'''

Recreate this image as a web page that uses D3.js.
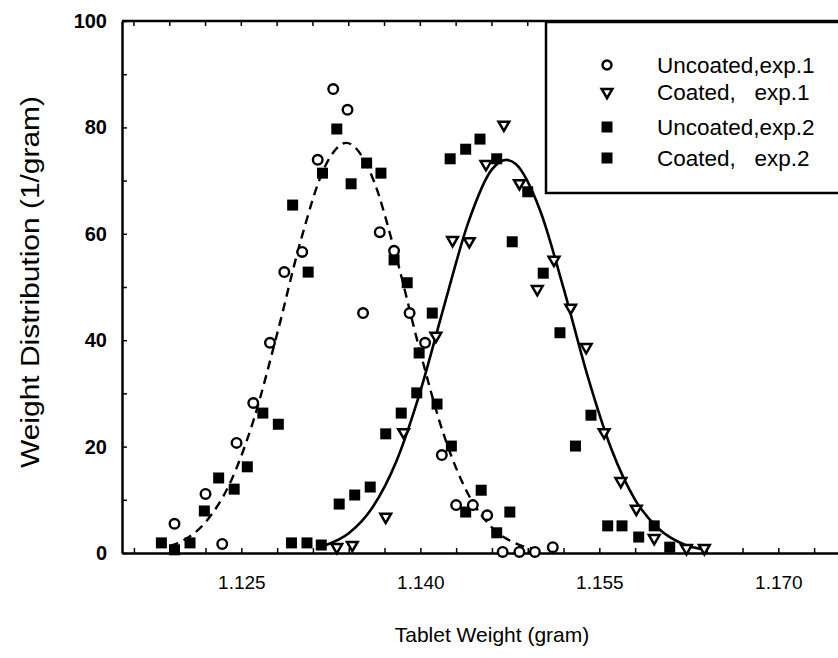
<!DOCTYPE html>
<meta charset="utf-8">
<title>Tablet Weight Distribution</title>
<style>
  body { margin: 0; background: white; }
  svg { font-family: "Liberation Sans", Arial, sans-serif; }
  .tick text { fill: black; }
</style>
<body>
<div id="chart"></div>
<script src="https://d3js.org/d3.v7.min.js"></script>
<script>

// Uncoated, exp.1 (open circles)
var uncoated1X = [1.1194, 1.1220, 1.1234, 1.1246, 1.1260, 1.1274, 1.1286, 1.1301, 1.1314, 1.1327, 1.1339,
                  1.1352, 1.1366, 1.1378, 1.1391, 1.1404, 1.1418, 1.1430, 1.1444, 1.1456, 1.1469, 1.1483, 1.1496, 1.1511];
var uncoated1Y = [5.5, 11.1, 1.7, 20.7, 28.2, 39.5, 52.8, 56.6, 73.9, 87.2, 83.3,
                  45.1, 60.3, 56.8, 45.1, 39.5, 18.4, 9.0, 9.0, 7.1, 0.2, 0.2, 0.2, 1.1];

// Coated, exp.1 (open down triangles)
var coated1X = [1.1330, 1.1343, 1.1371, 1.1386, 1.1413, 1.1427, 1.1441, 1.1455, 1.1470, 1.1483,
                1.1498, 1.1512, 1.1526, 1.1539, 1.1554, 1.1568, 1.1581, 1.1596, 1.1623, 1.1638];
var coated1Y = [1.1, 1.5, 6.8, 22.7, 40.8, 58.8, 58.6, 73.1, 80.5, 69.5,
                49.6, 55.1, 46.1, 38.7, 22.7, 13.5, 8.3, 2.8, 0.9, 0.9];

// Uncoated, exp.2 (filled squares)
var uncoated2X = [1.1183, 1.1194, 1.1207, 1.1219, 1.1231, 1.1244, 1.1255, 1.1268, 1.1281, 1.1293, 1.1306,
                  1.1318, 1.1330, 1.1342, 1.1355, 1.1367, 1.1378, 1.1389, 1.1399, 1.1414, 1.1426,
                  1.1438, 1.1451, 1.1464, 1.1475];
var uncoated2Y = [1.9, 0.6, 1.9, 7.9, 14.1, 12.0, 16.2, 26.3, 24.2, 65.4, 52.8,
                  71.4, 79.7, 69.4, 73.3, 71.4, 55.1, 50.8, 37.6, 28.0, 20.1,
                  7.7, 11.8, 3.8, 7.7];

// Coated, exp.2 (filled squares)
var coated2X = [1.1292, 1.1305, 1.1317, 1.1332, 1.1345, 1.1358, 1.1371, 1.1384, 1.1397, 1.1410,
                1.1425, 1.1438, 1.1450, 1.1464, 1.1477, 1.1490, 1.1503, 1.1517, 1.1530, 1.1543,
                1.1557, 1.1569, 1.1583, 1.1596, 1.1609];
var coated2Y = [1.9, 1.9, 1.5, 9.2, 10.9, 12.4, 22.4, 26.3, 30.1, 45.1,
                74.1, 75.9, 77.8, 74.1, 58.5, 67.9, 52.6, 41.4, 20.1, 25.9,
                5.1, 5.1, 3.0, 5.1, 1.1];

// fitted curves
var uncoatedFitX = [1.119, 1.120, 1.122, 1.124, 1.126, 1.128, 1.130, 1.132, 1.1338, 1.136, 1.138,
                    1.140, 1.142, 1.144, 1.146, 1.148, 1.150];
var uncoatedFitY = [1.3, 2.2, 5.8, 12.9, 24.8, 41.2, 58.9, 72.6, 77.1, 70.5, 55.5,
                    37.7, 22.0, 11.1, 4.8, 1.8, 0.6];
var coatedFitX = [1.132, 1.134, 1.136, 1.138, 1.140, 1.142, 1.144, 1.146, 1.1472, 1.148, 1.150,
                  1.152, 1.154, 1.156, 1.158, 1.160, 1.162, 1.164];
var coatedFitY = [1.4, 3.7, 8.6, 17.3, 30.4, 46.5, 62.0, 72.1, 73.9, 73.1, 64.6,
                  49.8, 33.4, 19.6, 10.0, 4.5, 1.7, 0.6];

var xTickLabels = ["1.125", "1.140", "1.155", "1.170"];
var xMinorTicks = [1.116, 1.119, 1.122, 1.125, 1.128, 1.131, 1.134, 1.137, 1.140, 1.143, 1.146,
                   1.149, 1.152, 1.155, 1.158, 1.161, 1.164, 1.167, 1.170, 1.173];
var yTickLabels = [0, 20, 40, 60, 80, 100];
var yMinorTicks = [10, 20, 30, 40, 50, 60, 70, 80, 90];

var legendLabels = ["Uncoated,exp.1", "Coated,   exp.1", "Uncoated,exp.2", "Coated,   exp.2"];
var legendMarks = ["circle", "triangle", "square", "square"];

var W = 838, H = 658;
var svg = d3.select("#chart").append("svg")
    .attr("width", W)
    .attr("height", H);

var x = d3.scaleLinear().domain([1.115, 1.175]).range([122, 838]);
var y = d3.scaleLinear().domain([0, 100]).range([553, 21]);

function pairs(xs, ys) { return xs.map(function(v, i) { return [v, ys[i]]; }); }

// frame: top line
svg.append("line")
    .attr("x1", x(1.115)).attr("x2", W)
    .attr("y1", y(100)).attr("y2", y(100))
    .attr("stroke", "black").attr("stroke-width", 2.5);

// inner ticks on top edge
svg.append("g")
  .selectAll("line").data(xMinorTicks).enter().append("line")
    .attr("x1", function(d) { return x(d); }).attr("x2", function(d) { return x(d); })
    .attr("y1", y(100)).attr("y2", y(100) + 5)
    .attr("stroke", "black").attr("stroke-width", 1.5);

// x axis
var xAxis = svg.append("g")
    .attr("transform", "translate(0," + y(0) + ")")
    .call(d3.axisBottom(x).tickValues(xMinorTicks).tickSize(-5).tickSizeOuter(0)
      .tickFormat(function(d) {
        var s = d3.format(".3f")(d);
        return xTickLabels.indexOf(s) >= 0 ? s : "";
      }));
xAxis.select(".domain").attr("stroke-width", 2.5);
xAxis.selectAll(".tick line").attr("stroke-width", 1.5);
xAxis.selectAll(".tick text")
    .attr("y", 23)
    .style("font-size", "19px");

// y axis
var yAxis = svg.append("g")
    .attr("transform", "translate(" + x(1.115) + ",0)")
    .call(d3.axisLeft(y).tickValues(yMinorTicks.concat([0, 100])).tickSize(-5).tickSizeOuter(0)
      .tickFormat(function(d) { return yTickLabels.indexOf(d) >= 0 ? d : ""; }));
yAxis.select(".domain").attr("stroke-width", 2.5);
yAxis.selectAll(".tick line").attr("stroke-width", 1.5);
yAxis.selectAll(".tick text")
    .attr("x", -15)
    .style("font-size", "20px")
    .style("font-weight", "bold");

// axis titles
svg.append("text")
    .attr("x", 492).attr("y", 642)
    .attr("text-anchor", "middle")
    .style("font-size", "21px")
    .text("Tablet Weight (gram)");

svg.append("text")
    .attr("transform", "translate(39,282) rotate(-90)")
    .attr("text-anchor", "middle")
    .attr("textLength", 372)
    .attr("lengthAdjust", "spacingAndGlyphs")
    .style("font-size", "26px")
    .text("Weight Distribution (1/gram)");

// fitted curves
var line = d3.line()
    .x(function(d) { return x(d[0]); })
    .y(function(d) { return y(d[1]); })
    .curve(d3.curveMonotoneX);

svg.append("path")
    .datum(pairs(uncoatedFitX, uncoatedFitY))
    .attr("d", line)
    .attr("fill", "none").attr("stroke", "black")
    .attr("stroke-width", 2.4).attr("stroke-dasharray", "9,6");

svg.append("path")
    .datum(pairs(coatedFitX, coatedFitY))
    .attr("d", line)
    .attr("fill", "none").attr("stroke", "black")
    .attr("stroke-width", 2.6);

// markers
var square = d3.symbol().type(d3.symbolSquare).size(121);
var tri = d3.symbol().type(d3.symbolTriangle).size(50);

svg.append("g").selectAll("path")
    .data(pairs(uncoated2X, uncoated2Y).concat(pairs(coated2X, coated2Y)))
    .enter().append("path")
    .attr("d", square)
    .attr("transform", function(d) { return "translate(" + x(d[0]) + "," + y(d[1]) + ")"; })
    .attr("fill", "black");

svg.append("g").selectAll("circle")
    .data(pairs(uncoated1X, uncoated1Y))
    .enter().append("circle")
    .attr("cx", function(d) { return x(d[0]); })
    .attr("cy", function(d) { return y(d[1]); })
    .attr("r", 4.8)
    .attr("fill", "white").attr("stroke", "black").attr("stroke-width", 2.4);

svg.append("g").selectAll("path")
    .data(pairs(coated1X, coated1Y))
    .enter().append("path")
    .attr("d", tri)
    .attr("transform", function(d) { return "translate(" + x(d[0]) + "," + y(d[1]) + ") rotate(180)"; })
    .attr("fill", "white").attr("stroke", "black").attr("stroke-width", 2.5);

// legend
var legend = svg.append("g");
legend.append("rect")
    .attr("x", 546).attr("y", 22)
    .attr("width", 300).attr("height", 171)
    .attr("fill", "white").attr("stroke", "black").attr("stroke-width", 2.5);

var legendY = [65, 92, 127, 158];
legendLabels.forEach(function(label, i) {
  var g = legend.append("g").attr("transform", "translate(607," + legendY[i] + ")");
  if (legendMarks[i] === "circle") {
    g.append("circle").attr("r", 4.5)
      .attr("fill", "white").attr("stroke", "black").attr("stroke-width", 2.4);
  } else if (legendMarks[i] === "triangle") {
    g.append("path").attr("d", tri).attr("transform", "rotate(180)")
      .attr("fill", "white").attr("stroke", "black").attr("stroke-width", 2.5);
  } else {
    g.append("path").attr("d", square).attr("fill", "black");
  }
  legend.append("text")
    .attr("x", 657).attr("y", legendY[i] + 8)
    .style("font-size", "22.5px")
    .style("white-space", "pre")
    .attr("xml:space", "preserve")
    .text(label);
});

</script>
</body>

'''

**What to produce:** Leave out any pictures and return exactly the lines from the beginning of the data through the line with "49.6, 55.1, 46.1, 38.7, 22.7, 13.5, 8.3, 2.8, 0.9, 0.9];", inclusive.

**Task output:**
Recreate this image as a web page that uses D3.js.
<!DOCTYPE html>
<meta charset="utf-8">
<title>Tablet Weight Distribution</title>
<style>
  body { margin: 0; background: white; }
  svg { font-family: "Liberation Sans", Arial, sans-serif; }
  .tick text { fill: black; }
</style>
<body>
<div id="chart"></div>
<script src="https://d3js.org/d3.v7.min.js"></script>
<script>

// Uncoated, exp.1 (open circles)
var uncoated1X = [1.1194, 1.1220, 1.1234, 1.1246, 1.1260, 1.1274, 1.1286, 1.1301, 1.1314, 1.1327, 1.1339,
                  1.1352, 1.1366, 1.1378, 1.1391, 1.1404, 1.1418, 1.1430, 1.1444, 1.1456, 1.1469, 1.1483, 1.1496, 1.1511];
var uncoated1Y = [5.5, 11.1, 1.7, 20.7, 28.2, 39.5, 52.8, 56.6, 73.9, 87.2, 83.3,
                  45.1, 60.3, 56.8, 45.1, 39.5, 18.4, 9.0, 9.0, 7.1, 0.2, 0.2, 0.2, 1.1];

// Coated, exp.1 (open down triangles)
var coated1X = [1.1330, 1.1343, 1.1371, 1.1386, 1.1413, 1.1427, 1.1441, 1.1455, 1.1470, 1.1483,
                1.1498, 1.1512, 1.1526, 1.1539, 1.1554, 1.1568, 1.1581, 1.1596, 1.1623, 1.1638];
var coated1Y = [1.1, 1.5, 6.8, 22.7, 40.8, 58.8, 58.6, 73.1, 80.5, 69.5,
                49.6, 55.1, 46.1, 38.7, 22.7, 13.5, 8.3, 2.8, 0.9, 0.9];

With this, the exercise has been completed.